----- INFORMATION PROVIDED

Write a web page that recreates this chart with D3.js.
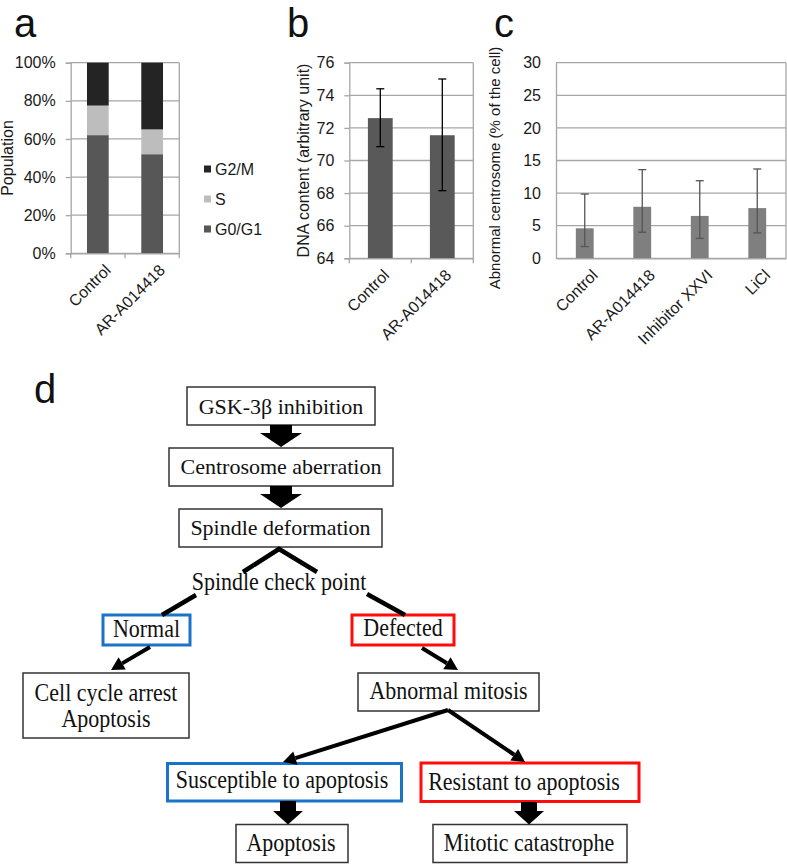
<!DOCTYPE html>
<html><head><meta charset="utf-8">
<script src="https://cdn.jsdelivr.net/npm/d3@7"></script>
<style>body{margin:0;background:#fff}svg{display:block}</style>
</head><body><svg id="fig" width="787" height="864"></svg>
<script>
// ---------- Panel a data ----------
const phaseCategories = ["Control", "AR-A014418"];
const phaseSeries = ["G0/G1", "S", "G2/M"];
const g0g1Values = [62, 52];
const sValues = [15.5, 13];
const g2mValues = [22.5, 35];
const percentTicks = [0, 20, 40, 60, 80, 100];
const legendOrder = ["G2/M", "S", "G0/G1"];

// ---------- Panel b data ----------
const dnaCategories = ["Control", "AR-A014418"];
const dnaMeans = [72.6, 71.55];
const dnaErrUpper = [74.4, 75.0];
const dnaErrLower = [70.85, 68.15];
const dnaTicks = [64, 66, 68, 70, 72, 74, 76];

// ---------- Panel c data ----------
const centCategories = ["Control", "AR-A014418", "Inhibitor XXVI", "LiCl"];
const centMeans = [4.6, 7.9, 6.5, 7.7];
const centErrUpper = [9.85, 13.6, 11.9, 13.7];
const centErrLower = [1.8, 4.0, 3.05, 3.9];
const centTicks = [0, 5, 10, 15, 20, 25, 30];

// ---------- Panel d labels ----------
const flowTexts = ["GSK-3\u03B2 inhibition", "Centrosome aberration", "Spindle deformation",
  "Spindle check point", "Normal", "Defected", "Cell cycle arrest", "Apoptosis",
  "Abnormal mitosis", "Susceptible to apoptosis", "Resistant to apoptosis",
  "Apoptosis", "Mitotic catastrophe"];

const svg = d3.select("#fig");
const SANS = "'Liberation Sans', Arial, sans-serif";
const SERIF = "'Liberation Serif', 'Times New Roman', serif";
const GRID = "#a6a6a6";

// panel letters
[["a", 14, 37], ["b", 287, 37], ["c", 494, 37], ["d", 34, 403]].forEach(([t, x, y]) => {
  svg.append("text").attr("x", x).attr("y", y).text(t)
    .attr("font-family", SANS).attr("font-size", 40).attr("fill", "#111");
});

function frame(g, x0, x1, y, ticks, opts) {
  g.selectAll(null).data(ticks).enter().append("line")
    .attr("x1", x0).attr("x2", x1).attr("y1", d => y(d)).attr("y2", d => y(d))
    .attr("stroke", GRID).attr("stroke-width", 1.3);
  g.append("line").attr("x1", x1).attr("x2", x1).attr("y1", y.range()[1]).attr("y2", y.range()[0])
    .attr("stroke", GRID).attr("stroke-width", 1.3);
  const ax = g.append("g").attr("transform", `translate(${x0},0)`)
    .call(d3.axisLeft(y).tickValues(ticks).tickSize(opts.tick).tickPadding(opts.pad).tickFormat(opts.fmt));
  ax.select(".domain").attr("stroke", GRID).attr("stroke-width", 1.3);
  ax.selectAll(".tick line").attr("stroke", GRID).attr("stroke-width", 1.3);
  ax.selectAll("text").attr("font-family", SANS).attr("font-size", 16).attr("fill", "#1a1a1a");
  return ax;
}

function xAxis(g, x, yb, ticksOn, dx) {
  const ax = g.append("g").attr("transform", `translate(0,${yb})`)
    .call(d3.axisBottom(x).tickSize(0).tickFormat(""));
  ax.select(".domain").attr("stroke", GRID).attr("stroke-width", 1.3);
  if (ticksOn) {
    const r = x.range();
    const step = x.step();
    const bounds = d3.range(x.domain().length + 1).map(i => r[0] + i * step);
    g.selectAll(null).data(bounds).enter().append("line")
      .attr("x1", d => d).attr("x2", d => d).attr("y1", yb).attr("y2", yb + 5)
      .attr("stroke", GRID).attr("stroke-width", 1.3);
  }
  g.selectAll(null).data(x.domain()).enter().append("text")
    .attr("transform", d => `translate(${x(d) + x.bandwidth() / 2 + dx},${yb + 10}) rotate(-45)`)
    .attr("text-anchor", "end").attr("dy", "0.7em")
    .attr("font-family", SANS).attr("font-size", 16).attr("fill", "#1a1a1a").text(d => d);
}

function yTitle(g, x, yc, text, fs) {
  g.append("text").attr("transform", `translate(${x},${yc}) rotate(-90)`)
    .attr("text-anchor", "middle").attr("font-family", SANS).attr("font-size", fs || 16)
    .attr("fill", "#1a1a1a").text(text);
}

// ---------- Panel a ----------
{
  const g = svg.append("g");
  const x = d3.scaleBand().domain(phaseCategories).range([70.7, 179.3]).paddingInner(0.6).paddingOuter(0.3);
  const y = d3.scaleLinear().domain([0, 100]).range([253.3, 62.7]);
  frame(g, 70.7, 179.3, y, percentTicks, {tick: 5, pad: 10, fmt: d => d + "%"});
  const rows = phaseCategories.map((c, i) => ({cat: c, "G0/G1": g0g1Values[i], "S": sValues[i], "G2/M": g2mValues[i]}));
  const stack = d3.stack().keys(phaseSeries)(rows);
  const color = d3.scaleOrdinal().domain(phaseSeries).range(["#575757", "#bdbdbd", "#242424"]);
  g.selectAll(null).data(stack).enter().append("g").attr("fill", d => color(d.key))
    .selectAll("rect").data(d => d).enter().append("rect")
    .attr("x", d => x(d.data.cat)).attr("width", x.bandwidth())
    .attr("y", d => y(d[1])).attr("height", d => y(d[0]) - y(d[1]));
  xAxis(g, x, 253.3, true, 6);
  yTitle(g, 13, 158, "Population");
  const lg = g.append("g");
  legendOrder.forEach((k, i) => {
    const cy = 169 + i * 30;
    lg.append("rect").attr("x", 204).attr("y", cy - 3.5).attr("width", 7).attr("height", 7).attr("fill", color(k));
    lg.append("text").attr("x", 215).attr("y", cy).attr("dy", "0.36em")
      .attr("font-family", SANS).attr("font-size", 16).attr("fill", "#1a1a1a").text(k);
  });
}

// ---------- Panel b ----------
{
  const g = svg.append("g");
  const x = d3.scaleBand().domain(dnaCategories).range([349.3, 473.3]).paddingInner(0.6).paddingOuter(0.3);
  const y = d3.scaleLinear().domain([64, 76]).range([258.3, 62.7]);
  frame(g, 349.3, 473.3, y, dnaTicks, {tick: 5, pad: 10, fmt: d3.format("d")});
  g.selectAll(null).data(dnaCategories).enter().append("rect")
    .attr("x", d => x(d)).attr("width", x.bandwidth())
    .attr("y", (d, i) => y(dnaMeans[i])).attr("height", (d, i) => y(64) - y(dnaMeans[i]))
    .attr("fill", "#595959");
  const eb = g.selectAll(null).data(dnaCategories).enter().append("g").attr("stroke", "#000").attr("stroke-width", 1.3);
  const cx = d => x(d) + x.bandwidth() / 2;
  eb.append("line").attr("x1", cx).attr("x2", cx)
    .attr("y1", (d, i) => y(dnaErrUpper[i])).attr("y2", (d, i) => y(dnaErrLower[i]));
  eb.append("line").attr("x1", d => cx(d) - 4).attr("x2", d => cx(d) + 4)
    .attr("y1", (d, i) => y(dnaErrUpper[i])).attr("y2", (d, i) => y(dnaErrUpper[i]));
  eb.append("line").attr("x1", d => cx(d) - 4).attr("x2", d => cx(d) + 4)
    .attr("y1", (d, i) => y(dnaErrLower[i])).attr("y2", (d, i) => y(dnaErrLower[i]));
  xAxis(g, x, 258.3, true, 2);
  yTitle(g, 309, 160.5, "DNA content (arbitrary unit)");
}

// ---------- Panel c ----------
{
  const g = svg.append("g");
  const x = d3.scaleBand().domain(centCategories).range([556, 786]).paddingInner(0.69).paddingOuter(0.345);
  const y = d3.scaleLinear().domain([0, 30]).range([258.3, 62.7]);
  frame(g, 556, 786, y, centTicks, {tick: 0, pad: 15, fmt: d3.format("d")});
  g.selectAll(null).data(centCategories).enter().append("rect")
    .attr("x", d => x(d)).attr("width", x.bandwidth())
    .attr("y", (d, i) => y(centMeans[i])).attr("height", (d, i) => y(0) - y(centMeans[i]))
    .attr("fill", "#7f7f7f");
  const eb = g.selectAll(null).data(centCategories).enter().append("g").attr("stroke", "#555").attr("stroke-width", 1.3);
  const cx = d => x(d) + x.bandwidth() / 2;
  eb.append("line").attr("x1", cx).attr("x2", cx)
    .attr("y1", (d, i) => y(centErrUpper[i])).attr("y2", (d, i) => y(centErrLower[i]));
  eb.append("line").attr("x1", d => cx(d) - 4).attr("x2", d => cx(d) + 4)
    .attr("y1", (d, i) => y(centErrUpper[i])).attr("y2", (d, i) => y(centErrUpper[i]));
  eb.append("line").attr("x1", d => cx(d) - 4).attr("x2", d => cx(d) + 4)
    .attr("y1", (d, i) => y(centErrLower[i])).attr("y2", (d, i) => y(centErrLower[i]));
  xAxis(g, x, 258.3, false, 6);
  yTitle(g, 500, 168, "Abnormal centrosome (% of the cell)", 15);
}

// ---------- Panel d (flowchart) ----------
{
  const g = svg.append("g");
  const BLUE = "#1a73c9", RED = "#ff0d0d";
  const boxes = [
    {x: 187, y: 387, w: 188, h: 38, c: "#333", sw: 1.5},
    {x: 169, y: 448, w: 224, h: 38, c: "#333", sw: 1.5},
    {x: 179, y: 509, w: 203, h: 38, c: "#333", sw: 1.5},
    {x: 103, y: 615, w: 87, h: 30, c: BLUE, sw: 3},
    {x: 352, y: 615, w: 102, h: 30, c: RED, sw: 3},
    {x: 23, y: 673, w: 166, h: 65, c: "#333", sw: 1.5},
    {x: 358, y: 673, w: 181, h: 38, c: "#333", sw: 1.5},
    {x: 167.5, y: 763.5, w: 234, h: 37.5, c: BLUE, sw: 3},
    {x: 421, y: 763, w: 218, h: 38.5, c: RED, sw: 3},
    {x: 236, y: 824.5, w: 112, h: 38, c: "#333", sw: 1.5},
    {x: 433, y: 824.5, w: 194, h: 38, c: "#333", sw: 1.5}
  ];
  g.selectAll(null).data(boxes).enter().append("rect")
    .attr("x", d => d.x).attr("y", d => d.y).attr("width", d => d.w).attr("height", d => d.h)
    .attr("fill", "#fff").attr("stroke", d => d.c).attr("stroke-width", d => d.sw);

  const blocks = [
    {cx: 281, y0: 425, yh: 433, yt: 447, s: 11, h: 21},
    {cx: 281, y0: 486, yh: 494, yt: 508, s: 11, h: 21},
    {cx: 288, y0: 801, yh: 811, yt: 824.5, s: 8, h: 15},
    {cx: 529, y0: 802, yh: 811, yt: 824.5, s: 8, h: 15}
  ];
  g.selectAll(null).data(blocks).enter().append("path")
    .attr("d", b => d3.line()([[b.cx - b.s, b.y0], [b.cx + b.s, b.y0], [b.cx + b.s, b.yh], [b.cx + b.h, b.yh],
      [b.cx, b.yt], [b.cx - b.h, b.yh], [b.cx - b.s, b.yh]]) + "Z")
    .attr("fill", "#000");

  const lines = [
    [[243, 572], [279, 549], [317, 572]],
    [[196, 595], [162, 615]],
    [[367, 594], [405, 615]]
  ];
  g.selectAll(null).data(lines).enter().append("path")
    .attr("d", d => d3.line()(d)).attr("fill", "none").attr("stroke", "#000").attr("stroke-width", 4.5);

  const arrows = [
    [[150, 647], [111, 670]],
    [[422, 648], [458, 670]],
    [[448, 710], [283, 762]],
    [[448, 710], [525, 762]]
  ];
  arrows.forEach(([p0, p1]) => {
    const ang = Math.atan2(p1[1] - p0[1], p1[0] - p0[0]);
    const L = 13, W = 7;
    const bx = p1[0] - L * Math.cos(ang), by = p1[1] - L * Math.sin(ang);
    g.append("line").attr("x1", p0[0]).attr("y1", p0[1]).attr("x2", bx).attr("y2", by)
      .attr("stroke", "#000").attr("stroke-width", 4);
    const nx = -Math.sin(ang), ny = Math.cos(ang);
    g.append("path").attr("d", d3.line()([[p1[0], p1[1]], [bx + nx * W, by + ny * W], [bx - nx * W, by - ny * W]]) + "Z")
      .attr("fill", "#000");
  });

  const textPos = [
    {x: 281, y: 414, s: 1}, {x: 281, y: 474, s: 1}, {x: 280.5, y: 535, s: 1},
    {x: 279, y: 590, s: 1.15}, {x: 146.5, y: 637, s: 1.15}, {x: 403, y: 636, s: 1.15},
    {x: 106, y: 701, s: 1.15}, {x: 106, y: 727, s: 1.15},
    {x: 448.5, y: 699, s: 1.15}, {x: 282, y: 787.5, s: 1.15}, {x: 524, y: 789.5, s: 1.15},
    {x: 291, y: 851, s: 1.15}, {x: 529, y: 851, s: 1.15}
  ];
  g.selectAll(null).data(flowTexts).enter().append("text")
    .attr("transform", (d, i) => `translate(${textPos[i].x},${textPos[i].y}) scale(1,${textPos[i].s})`)
    .attr("text-anchor", "middle").attr("font-family", SERIF).attr("font-size", 22).attr("fill", "#111")
    .text(d => d);
}
</script></body></html>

----------

### DIRECTIONS FOR THIS TASK
Omitting all pictures, restate exactly the lines of the material from its start through the line that contains "const dnaTicks = [64, 66, 68, 70, 72, 74, 76];".

### CORRECT OUTPUT
Write a web page that recreates this chart with D3.js.
<!DOCTYPE html>
<html><head><meta charset="utf-8">
<script src="https://cdn.jsdelivr.net/npm/d3@7"></script>
<style>body{margin:0;background:#fff}svg{display:block}</style>
</head><body><svg id="fig" width="787" height="864"></svg>
<script>
// ---------- Panel a data ----------
const phaseCategories = ["Control", "AR-A014418"];
const phaseSeries = ["G0/G1", "S", "G2/M"];
const g0g1Values = [62, 52];
const sValues = [15.5, 13];
const g2mValues = [22.5, 35];
const percentTicks = [0, 20, 40, 60, 80, 100];
const legendOrder = ["G2/M", "S", "G0/G1"];

// ---------- Panel b data ----------
const dnaCategories = ["Control", "AR-A014418"];
const dnaMeans = [72.6, 71.55];
const dnaErrUpper = [74.4, 75.0];
const dnaErrLower = [70.85, 68.15];
const dnaTicks = [64, 66, 68, 70, 72, 74, 76];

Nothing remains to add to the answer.